Unterstützung des Widerstands in der Bevölkerung
Die Kraftprobe, zu der Sarkozy das Gesetz um die Renten erhoben hat, läuft jedenfalls anders ab, als es die Kommunikationsregie im Élysée geplant hatte. Nach den ersten Streiks im Juni, an denen laut Gewerkschaften 2,5 Millionen Menschen teilnahmen, verpuffte die Protestwut nämlich nicht, wie geplant, im Sommerloch. Nach der Sommerpause Anfang September demonstrierten 2,7 Millionen, vorletzte Woche waren es schon 3 Millionen.
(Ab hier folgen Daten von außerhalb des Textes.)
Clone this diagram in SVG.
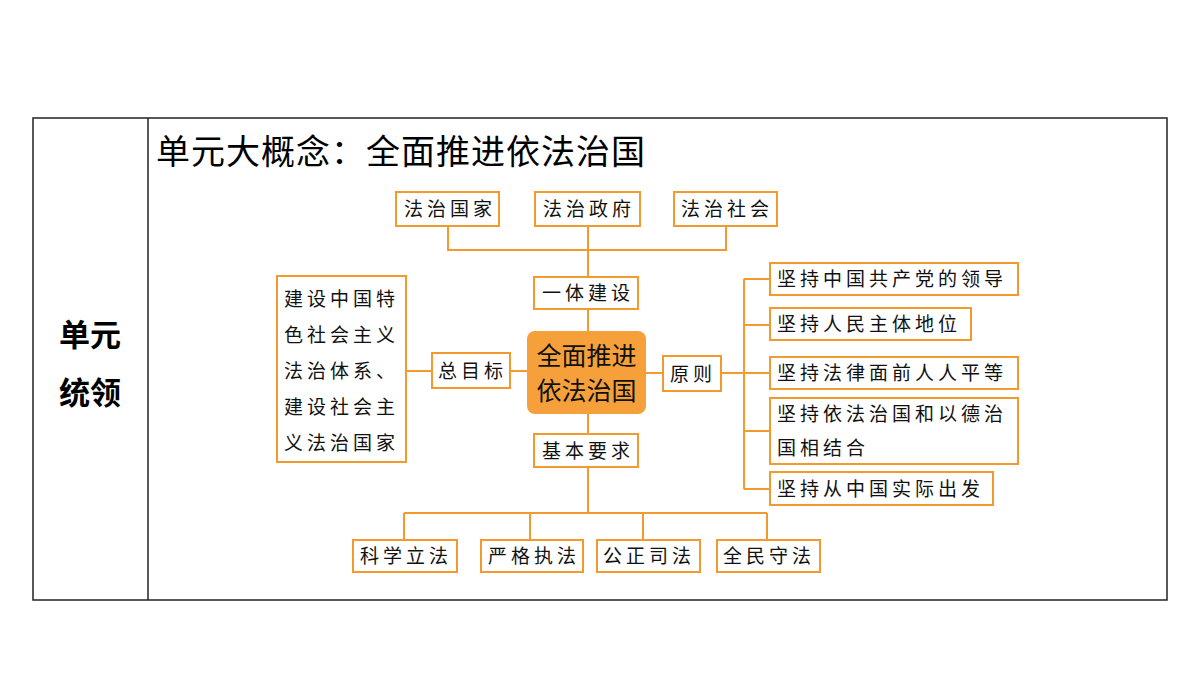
<svg xmlns="http://www.w3.org/2000/svg" width="1200" height="675" viewBox="0 0 1200 675">
<style>
.b{fill:#fff;stroke:#F39A2E;stroke-width:2}
.t{font-family:"Noto Sans CJK SC",sans-serif;font-size:19px;letter-spacing:4px;fill:#111}
.c{stroke:#F39A2E;stroke-width:2;fill:none}
</style>
<rect width="1200" height="675" fill="#fff"/>
<rect x="33" y="118" width="1134" height="482" fill="none" stroke="#222" stroke-width="1.5"/>
<line x1="148" y1="118" x2="148" y2="600" stroke="#222" stroke-width="1.5"/>
<text x="90" y="346" text-anchor="middle" font-family="Noto Sans CJK SC,sans-serif" font-size="31" font-weight="bold">单元</text>
<text x="90" y="404" text-anchor="middle" font-family="Noto Sans CJK SC,sans-serif" font-size="31" font-weight="bold">统领</text>
<text x="156" y="164" font-family="Noto Sans CJK SC,sans-serif" font-size="34" letter-spacing="1">单元大概念：全面推进依法治国</text>
<g id="connectors" class="c">
<path d="M448 226V250H726V226M588 226V277M588 309V331"/>
<path d="M510 371H527M406 371H432"/>
<path d="M646 373H663M721 373H744M744 279V489M744 279H770M744 325H770M744 373H770M744 431H770M744 489H770"/>
<path d="M588 414V434M588 467V513M404 513H767M404 513V540M530 513V540M643 513V540M767 513V540"/>
</g>
<g id="n1"><rect class="b" x="396" y="192" width="103" height="34"/><text class="t" x="404" y="216">法治国家</text></g>
<g id="n2"><rect class="b" x="535" y="192" width="105" height="34"/><text class="t" x="543" y="216">法治政府</text></g>
<g id="n3"><rect class="b" x="674" y="192" width="103" height="34"/><text class="t" x="681" y="216">法治社会</text></g>
<g id="n4"><rect class="b" x="534" y="277" width="104" height="32"/><text class="t" x="542" y="300">一体建设</text></g>
<g id="center"><rect x="527" y="331" width="119" height="83" rx="8" fill="#F5A03A"/><text x="586.5" y="365" text-anchor="middle" font-family="Noto Sans CJK SC,sans-serif" font-size="25" fill="#111">全面推进</text><text x="586.5" y="400" text-anchor="middle" font-family="Noto Sans CJK SC,sans-serif" font-size="25" fill="#111">依法治国</text></g>
<g id="n5"><rect class="b" x="432" y="353" width="78" height="35"/><text class="t" x="438" y="378">总目标</text></g>
<g id="n6"><rect class="b" x="277" y="276" width="129" height="186"/>
<text class="t" x="284" y="306">建设中国特</text><text class="t" x="284" y="342">色社会主义</text><text class="t" x="284" y="378">法治体系、</text><text class="t" x="284" y="414">建设社会主</text><text class="t" x="284" y="450">义法治国家</text></g>
<g id="n7"><rect class="b" x="663" y="356" width="58" height="35"/><text class="t" x="670" y="381">原则</text></g>
<g id="r1"><rect class="b" x="770" y="263" width="248" height="32"/><text class="t" x="777" y="286">坚持中国共产党的领导</text></g>
<g id="r2"><rect class="b" x="770" y="308" width="201" height="32"/><text class="t" x="777" y="331">坚持人民主体地位</text></g>
<g id="r3"><rect class="b" x="770" y="357" width="248" height="32"/><text class="t" x="777" y="380">坚持法律面前人人平等</text></g>
<g id="r4"><rect class="b" x="770" y="398" width="248" height="66"/><text class="t" x="777" y="421">坚持依法治国和以德治</text><text class="t" x="777" y="455">国相结合</text></g>
<g id="r5"><rect class="b" x="770" y="472" width="223" height="33"/><text class="t" x="777" y="496">坚持从中国实际出发</text></g>
<g id="n8"><rect class="b" x="534" y="434" width="104" height="33"/><text class="t" x="542" y="458">基本要求</text></g>
<g id="b1"><rect class="b" x="353" y="540" width="104" height="32"/><text class="t" x="360" y="563">科学立法</text></g>
<g id="b2"><rect class="b" x="481" y="540" width="102" height="32"/><text class="t" x="488" y="563">严格执法</text></g>
<g id="b3"><rect class="b" x="597" y="540" width="103" height="32"/><text class="t" x="603" y="563">公正司法</text></g>
<g id="b4"><rect class="b" x="717" y="540" width="103" height="32"/><text class="t" x="723" y="563">全民守法</text></g>
</svg>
Schätzungen zufolge ist die aktuelle Protestwelle noch einmal größer.
Die Umkehrbewegung, die Sarkozys Berater prophezeien, ist bisher nicht eingetreten. Immer mehr Menschen unterstützen den Protest gegen die Rentenreform - trotz Behinderungen im Flug- und Eisenbahnverkehr, trotz Stau bei Metro, Bussen und Tram. 71 Prozent der Franzosen befürworten die laufenden Aktionen, 61 Prozent unterstützen sogar eine permanente Streikbewegung.
Viele sehen zwar ein, dass Veränderungen nötig sind, um das Pensionssystem finanzieren zu können. Aber es bleibt in der Bevölkerung das Gefühl, dass es sozial ungerecht dabei zugeht. So sollen zum Beispiel ausgerechnet jene am meisten berappen, die zuerst ins Arbeitsleben eintreten.
Hinzu kommt, dass sich jetzt auch noch Studenten und Schüler der Bewegung angeschlossen haben. Mit dem Schulterschluss zwischen künftigen Beitragszahlern und angehenden Pensionären könnte die Bewegung gefährlich eskalieren - so zuletzt geschehen 2006, als der Zwist um den Arbeitsvertrag für Berufseinsteiger (CPE) Lehrlinge, Gymnasiasten und Hochschüler mobilisierte.
Strategie mit wachsendem Risiko
Sollte das Spielen auf Zeit nicht bald aufgehen, schwinden die Optionen für Sarkozy. Denn vor allem im eigenen Lager wächst der Unmut. Die Hardliner der Konservativen werfen dem Staatschef allzu große Kompromissbereitschaft vor. Unter Wirtschaftsführern wächst die Sorge vor einer andauernden Streikwelle, die die Industrie täglich rund 100 Millionen Euro kostet. Und dann sind da noch die internationalen Finanzinstitute, die angesichts von Frankreichs Schuldenberg damit drohen, die Bonität des Landes herabzustufen. Das hätte weitreichende Folgen für die Liquidität und Stärke der Nation.
Sarkozys hat viel zu verlieren. Geht der Plan nicht auf, wird der Kampf um seine Rentenreform wohl den Anfang vom Ende seiner präsidialen Zukunft einläuten.